Pre-exposure prophylaxis (PrEP) involves putting HIV negative people on antiretroviral drugs (ARV) with the aim of protecting them from HIV infection. This blog looks at some of the pros and cons of PrEP.

Wednesday, October 27, 2010

Are Healthy People More Likely to Take Drugs than Unhealthy People?

Loss to follow up is a common problem with HIV treatment programs and up to 40% of East Africans may cease to collect their drugs at some time. They may have gone somewhere else or died, but it's hard to tell. Records are not always well kept.

It's hard to know how good people will be at taking drugs to prevent HIV, as opposed to those that treat HIV. Early papers on adherence seemed keen to report good news, that people in developing countries were even likely to be better at keeping to treatment regimes than people in rich countries. But later papers have not always been so optimistic.

I have seen several mentions recently of people preferring to pray and believe that God will save them, keep them alive, 'cure' them of HIV, etc. People who believe this don't always stop their treatment, although some do.
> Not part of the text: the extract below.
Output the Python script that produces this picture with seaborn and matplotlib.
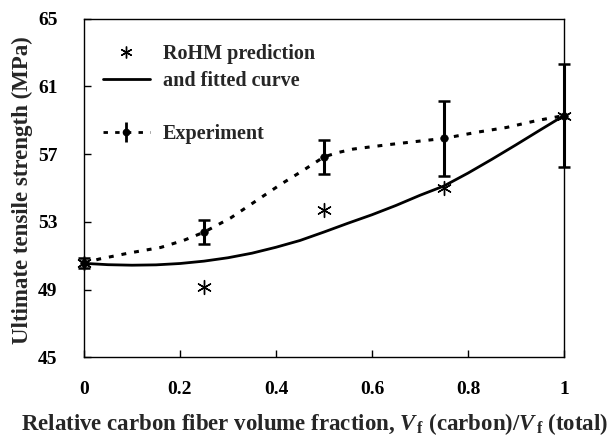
import numpy as np
import pandas as pd
import matplotlib
matplotlib.use("Agg")
import matplotlib.pyplot as plt
from matplotlib.lines import Line2D
import seaborn as sns

# ---- data ----
x_pts = [0.0, 0.25, 0.5, 0.75, 1.0]
rohm_pred = [50.55, 49.14, 53.69, 55.02, 59.28]
exp_mean = [50.55, 52.39, 56.84, 57.93, 59.28]
exp_err = [0.3, 0.72, 1.0, 2.2, 3.05]

fit_x = [0.0, 0.05, 0.1, 0.15, 0.2, 0.25, 0.3, 0.35, 0.4, 0.45, 0.5,
         0.55, 0.6, 0.65, 0.7, 0.75, 0.8, 0.85, 0.9, 0.95, 1.0]
fit_y = [50.55, 50.47, 50.44, 50.46, 50.54, 50.68, 50.88, 51.15, 51.50, 51.90, 52.40,
         52.92, 53.42, 53.97, 54.57, 55.12, 55.88, 56.70, 57.55, 58.42, 59.28]

exp_curve_x = [0.0, 0.031, 0.094, 0.16, 0.208, 0.25, 0.306, 0.358, 0.41, 0.455, 0.5,
               0.53, 0.561, 0.631, 0.693, 0.75, 0.818, 0.881, 0.943, 1.0]
exp_curve_y = [50.55, 50.80, 51.16, 51.49, 51.91, 52.39, 53.24, 54.23, 55.22, 56.01, 56.84,
               57.10, 57.30, 57.55, 57.75, 57.93, 58.29, 58.58, 58.98, 59.28]

x_ticks = [0, 0.2, 0.4, 0.6, 0.8, 1]
x_ticklabels = ["0", "0.2", "0.4", "0.6", "0.8", "1"]
y_ticks = [45, 49, 53, 57, 61, 65]

sns.set_style("ticks")
plt.rcParams["font.family"] = ["Liberation Serif", "DejaVu Serif"]
plt.rcParams["font.weight"] = "bold"
plt.rcParams["mathtext.fontset"] = "custom"
plt.rcParams["mathtext.rm"] = "Liberation Serif:bold"
plt.rcParams["mathtext.it"] = "Liberation Serif:italic:bold"
plt.rcParams["mathtext.bf"] = "Liberation Serif:bold"

fig = plt.figure(figsize=(6.15, 4.36), dpi=100)
ax = fig.add_axes([84 / 615, 1 - 357.3 / 436, 480 / 615, 338.6 / 436])

df_fit = pd.DataFrame({"x": fit_x, "y": fit_y})
df_expc = pd.DataFrame({"x": exp_curve_x, "y": exp_curve_y})
df_pts = pd.DataFrame({"x": x_pts, "rohm": rohm_pred, "exp": exp_mean, "err": exp_err})

dot_style = (0, (1.6, 2.6))
sns.lineplot(data=df_fit, x="x", y="y", ax=ax, color="black", lw=2.0, sort=False)
sns.lineplot(data=df_expc, x="x", y="y", ax=ax, color="black", lw=2.2,
             linestyle=dot_style, sort=False)
eb_main = ax.errorbar(df_pts["x"], df_pts["exp"], yerr=df_pts["err"], fmt="none",
                      ecolor="black", elinewidth=2.2, capsize=4, capthick=1.8, zorder=4)
for art in eb_main.lines[1] + eb_main.lines[2]:
    art.set_clip_on(False)
sns.scatterplot(data=df_pts, x="x", y="exp", ax=ax, color="black", s=30,
                marker="o", edgecolor="black", zorder=5, clip_on=False)
sns.scatterplot(data=df_pts, x="x", y="rohm", ax=ax, color="black", s=100,
                marker=(6, 2, 0), linewidth=1.0, zorder=6, clip_on=False)

ax.set_xlim(0, 1)
ax.set_ylim(45, 65)
ax.set_xticks(x_ticks)
ax.set_xticklabels(x_ticklabels)
ax.set_yticks(y_ticks)
for s in ax.spines.values():
    s.set_linewidth(1.0)
    s.set_color("black")
ax.tick_params(axis="both", direction="in", length=5, width=1, labelsize=14,
               colors="black")
ax.tick_params(axis="y", pad=19)
ax.tick_params(axis="x", pad=17)

ax.set_xlabel(r"Relative carbon fiber volume fraction, $\mathit{V}_{\,\mathrm{f}}$ (carbon)/$\mathit{V}_{\,\mathrm{f}}$ (total)",
              fontsize=16.5, fontweight="bold")
ax.set_ylabel("Ultimate tensile strength (MPa)", fontsize=16.5, fontweight="bold")
ax.xaxis.set_label_coords(0.481, -0.158)
ax.yaxis.set_label_coords(-0.106, 0.495)

# legends
h1 = Line2D([], [], marker=(6, 2, 0), ls="none", color="black", ms=8.5, mew=1.0)
h2 = Line2D([], [], color="black", lw=2.0)
leg1 = ax.legend([h1, h2], ["RoHM prediction", "and fitted curve"],
                 loc="upper left", bbox_to_anchor=(0.04, 0.925), frameon=False,
                 prop={"family": "Liberation Serif", "weight": "bold", "size": 14.5},
                 handlelength=2.3, handletextpad=0.65, labelspacing=0.35,
                 borderpad=0, borderaxespad=0)
ax.add_artist(leg1)
eb = ax.errorbar([], [], yerr=[], fmt="o", color="black", ms=4.5, ls=dot_style,
                 lw=2.0, elinewidth=2.0, capsize=4)
ax.legend([eb], ["Experiment"], loc="upper left", bbox_to_anchor=(0.04, 0.69),
          frameon=False,
          prop={"family": "Liberation Serif", "weight": "bold", "size": 14.5},
          handlelength=2.3, handletextpad=0.65, borderpad=0, borderaxespad=0)

fig.savefig("out.png", dpi=100)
But even temporary lapses in taking antiretroviral drugs can cause problems such as opportunistic illnesses and resistance build up.

I have even come across people who have insisted that praying is the best response because God will decide, whatever the outcome is. This is disturbing to witness, especially when one suspects that many people taking this view also seem to associate HIV with some kind of evil or sin.

A recent article suggests that some young people in Uganda are being persuaded to give up taking Aids drugs and relying on their beliefs instead. Some of those persuading them are possibly not even genuine pastors, though it seems equally inexcusible whether they are genuine or not.

Proponents of PrEP tend to ignore the potential problems of ensuring that people who are not sick take drugs as required in order to prevent infection with HIV. Especially as research into exactly how most HIV is transmitted in high prevalence countries is thin on the ground.